The board met in a closed session to discuss the lawsuit brought against it by James Brown, who lives near North Long Lake, regarding Birch Bay Estates First Addition. Brown filed the lawsuit Jan. 7 seeking both a court order compelling the county to approve the final plat and monetary damages.
Kenneth Bayliss, attorney representing the county, said Brown agreed to drop the lawsuit regarding the land use matter; agreed to dump four loads of gravel on the road; and agreed to have no more units built on the property than it had in the current plan in exchange for approval of the final plat. Brown also agreed to drop the monetary damages against the county.
Brown's lawsuit arose from an October 2000 request that the county approve a preliminary plat, a zoning change and a conditional use permit for a planned unit development, said Bayliss. This development is the second phase of a development that Brown began in 1987.
Brown received preliminary approval for the development on Jan. 25, 2001, and the Crow Wing County Planning Commission recommended that the county board rezone the property from agricultural to residential for six lots and green space for an outlot.
Brown then applied for the final plat in December 2001 and the commission tabled the final plat to clarify road standards and to have the Thirty Lakes Watershed review the storm water plan.

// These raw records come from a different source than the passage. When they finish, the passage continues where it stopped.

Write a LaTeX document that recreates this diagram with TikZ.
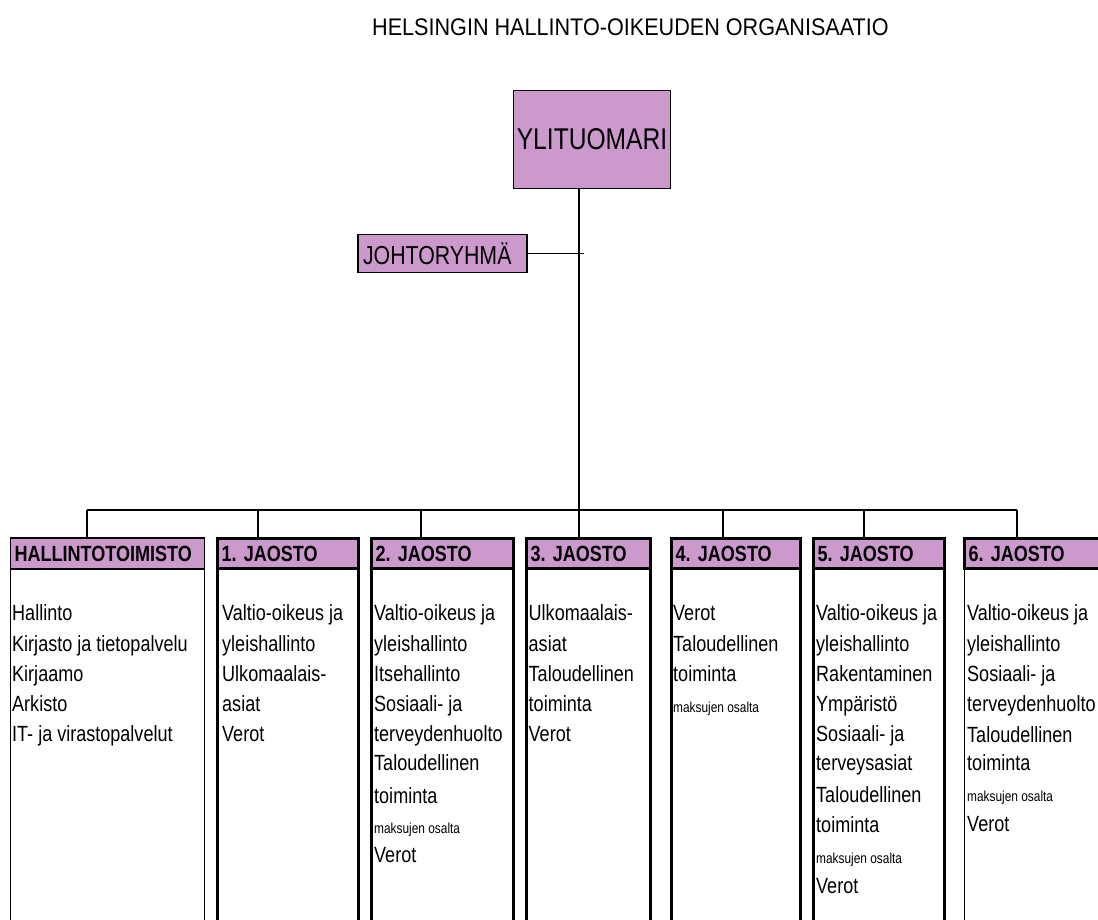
\documentclass[tikz,border=0pt]{standalone}
\usepackage{fontspec}
\setmainfont{Liberation Sans}
\newfontfamily\kapea[FakeStretch=0.82]{Liberation Sans}
\newfontfamily\otsikkofontti[FakeStretch=0.9]{Liberation Sans}
\newcommand{\pieni}{\fontsize{14.5}{17}\selectfont}
\definecolor{liila}{RGB}{204,153,204}
\frenchspacing
\tikzset{
  ohut/.style={line width=1.2pt},
  paksu/.style={line width=3pt},
  otsake/.style={draw, fill=liila, outer sep=0pt, inner xsep=4pt, inner ysep=0pt,
                 minimum height=30pt, align=left, anchor=north west,
                 font=\kapea\bfseries\fontsize{22}{26}\selectfont},
  rivi/.style={anchor=base west, inner sep=0pt, font=\kapea\fontsize{22}{26}\selectfont},
}

\begin{document}
\begin{tikzpicture}[x=1pt, y=-1pt]
\useasboundingbox (0,0) rectangle (1098,919);

% Title
\node[anchor=base west, inner sep=0pt, font=\otsikkofontti\fontsize{24}{28}\selectfont]
  (otsikko) at (372,35) {HELSINGIN HALLINTO-OIKEUDEN ORGANISAATIO};

% Top boxes
\node[draw, fill=liila, ohut, minimum width=157pt, minimum height=98pt,
      font=\kapea\fontsize{30}{34}\selectfont] (yli) at (592,139.5) {YLITUOMARI};
\node[draw, fill=liila, ohut, minimum height=38pt, text width=159pt, inner xsep=5pt,
      align=left, font=\kapea\fontsize{26}{30}\selectfont] (johto) at (442.5,253.5) {JOHTORYHMÄ};

% Headers
\node[otsake, ohut, text width=186pt, minimum height=31pt] (o0) at (10.5,538) {HALLINTOTOIMISTO};
\node[otsake, paksu, text width=133pt] (o1) at (217.5,538.5) {1. JAOSTO};
\node[otsake, paksu, text width=134pt] (o2) at (371.5,538.5) {2. JAOSTO};
\node[otsake, paksu, text width=116pt] (o3) at (526.5,538.5) {3. JAOSTO};
\node[otsake, paksu, text width=121pt] (o4) at (671.5,538.5) {4. JAOSTO};
\node[otsake, paksu, text width=123pt] (o5) at (813.5,538.5) {5. JAOSTO};
\node[otsake, paksu, text width=137.5pt] (o6) at (964.5,538.5) {6. JAOSTO};

% Box bodies (run past the bottom edge)
\draw[ohut] (o0.south west) rectangle ([yshift=-380pt]o0.south east);
\foreach \i in {1,...,5}
  \draw[paksu] (o\i.south west) rectangle ([yshift=-380pt]o\i.south east);
\draw[ohut] (o6.south west) rectangle ([yshift=-380pt]o6.south east);

% Connectors
\coordinate (v0) at (87,510);
\coordinate (v1) at (258,510);
\coordinate (v2) at (421,510);
\coordinate (v3) at (579,510);
\coordinate (v4) at (723,510);
\coordinate (v5) at (864,510);
\coordinate (v6) at (1017,510);
\coordinate (jtick) at (584,253.5);
\draw[ohut] (yli.south -| v3) -- (v3);
\draw[ohut] (johto.east) -- (jtick);
\draw[ohut] (v0) -- (v6);
\foreach \i in {0,...,6}
  \draw[ohut] (v\i) -- (v\i |- o\i.north);

% Texts
\foreach \y/\rivi in {620/Hallinto, 651/Kirjasto ja tietopalvelu, 681/Kirjaamo,
                      711/Arkisto, 741/IT- ja virastopalvelut}
  \node[rivi] (h\y) at (12,\y) {\rivi};
\foreach \y/\rivi in {620/Valtio-oikeus ja, 651/yleishallinto, 681/Ulkomaalais-,
                      711/asiat, 741/Verot}
  \node[rivi] (a\y) at (222,\y) {\rivi};
\foreach \y/\rivi in {620/Valtio-oikeus ja, 651/yleishallinto, 681/Itsehallinto,
                      711/Sosiaali- ja, 741/terveydenhuolto, 770/Taloudellinen,
                      803/toiminta, 833/\pieni maksujen osalta, 862/Verot}
  \node[rivi] (b\y) at (374,\y) {\rivi};
\foreach \y/\rivi in {620/Ulkomaalais-, 651/asiat, 681/Taloudellinen,
                      711/toiminta, 741/Verot}
  \node[rivi] (c\y) at (528.5,\y) {\rivi};
\foreach \y/\rivi in {620/Verot, 651/Taloudellinen, 681/toiminta,
                      712/\pieni maksujen osalta}
  \node[rivi] (d\y) at (673,\y) {\rivi};
\foreach \y/\rivi in {620/Valtio-oikeus ja, 651/yleishallinto, 681/Rakentaminen,
                      711/Ympäristö, 741/Sosiaali- ja, 770/terveysasiat,
                      802/Taloudellinen, 832/toiminta, 863/\pieni maksujen osalta, 893/Verot}
  \node[rivi] (e\y) at (816,\y) {\rivi};
\foreach \y/\rivi in {620/Valtio-oikeus ja, 651/yleishallinto, 681/Sosiaali- ja,
                      711/terveydenhuolto, 742/Taloudellinen, 770/toiminta,
                      801/\pieni maksujen osalta, 831/Verot}
  \node[rivi] (f\y) at (967,\y) {\rivi};

\end{tikzpicture}
\end{document}
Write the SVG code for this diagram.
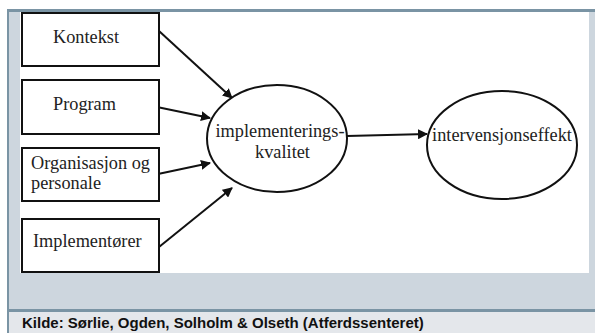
<svg xmlns="http://www.w3.org/2000/svg" width="595" height="333" viewBox="0 0 595 333">
<style>
.box{fill:#fff;stroke:#111;stroke-width:2}
.ell{fill:#fff;stroke:#111;stroke-width:2}
.lbl{font-family:"Liberation Serif","Times New Roman",serif;font-size:18.3px;fill:#222}
.cap{font-family:"Liberation Sans",Arial,sans-serif;font-size:15px;font-weight:bold;fill:#111}
.con{stroke:#111;stroke-width:2;fill:none;marker-end:url(#ah)}
</style>
<defs>
<marker id="ah" viewBox="0 0 10 10" refX="9" refY="5" markerWidth="5" markerHeight="5" orient="auto" markerUnits="strokeWidth">
<path d="M0,0 L10,5 L0,10 z" fill="#111"/>
</marker>
</defs>
<rect x="0" y="0" width="595" height="333" fill="#fff"/>
<rect x="7" y="9" width="588" height="324" fill="#cdd6de"/>
<rect x="9" y="312" width="586" height="21" fill="#e4e7eb"/>
<rect x="7" y="9" width="588" height="3" fill="#7a94a4"/>
<rect x="7" y="9" width="2" height="324" fill="#7a94a4"/>
<rect x="9" y="309" width="586" height="3" fill="#7a94a4"/>
<rect x="20" y="12" width="569" height="261" fill="#fff"/>
<g id="connectors">
<line class="con" x1="159" y1="31" x2="232" y2="98"/>
<line class="con" x1="157" y1="107" x2="210" y2="118"/>
<line class="con" x1="158" y1="174" x2="210" y2="163"/>
<line class="con" x1="159" y1="247" x2="232" y2="188"/>
<line class="con" x1="347" y1="136" x2="427" y2="134"/>
</g>
<g id="kontekst"><rect class="box" x="22" y="13" width="137" height="53"/><text class="lbl" x="53" y="43">Kontekst</text></g>
<g id="program"><rect class="box" x="22" y="80" width="137" height="54"/><text class="lbl" x="53" y="110">Program</text></g>
<g id="organisasjon"><rect class="box" x="22" y="148" width="137" height="53"/><text class="lbl" x="31" y="169">Organisasjon og</text><text class="lbl" x="31" y="189">personale</text></g>
<g id="implementorer"><rect class="box" x="22" y="219" width="137" height="53"/><text class="lbl" x="33" y="247">Implementører</text></g>
<g id="kvalitet"><ellipse class="ell" cx="277" cy="138.5" rx="70" ry="53.5"/><text class="lbl" x="280" y="137" text-anchor="middle">implementerings-</text><text class="lbl" x="282.5" y="158" text-anchor="middle">kvalitet</text></g>
<g id="effekt"><ellipse class="ell" cx="502" cy="145" rx="75" ry="54"/><text class="lbl" x="502" y="141" text-anchor="middle">intervensjonseffekt</text></g>
<text class="cap" x="22" y="328">Kilde: Sørlie, Ogden, Solholm &amp; Olseth (Atferdssenteret)</text>
</svg>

On Dec. 17, 2002, the county board denied Brown's request for a rezoning change as recommended by the commission, according to a copy of a summons and complaint filed in court dated Jan. 7. The summons said because of the denial of the zoning change, the final plat application was not addressed.
The county denied the application in December because it had concerns about the width of the roads and based on testimony from residents concerning wetlands.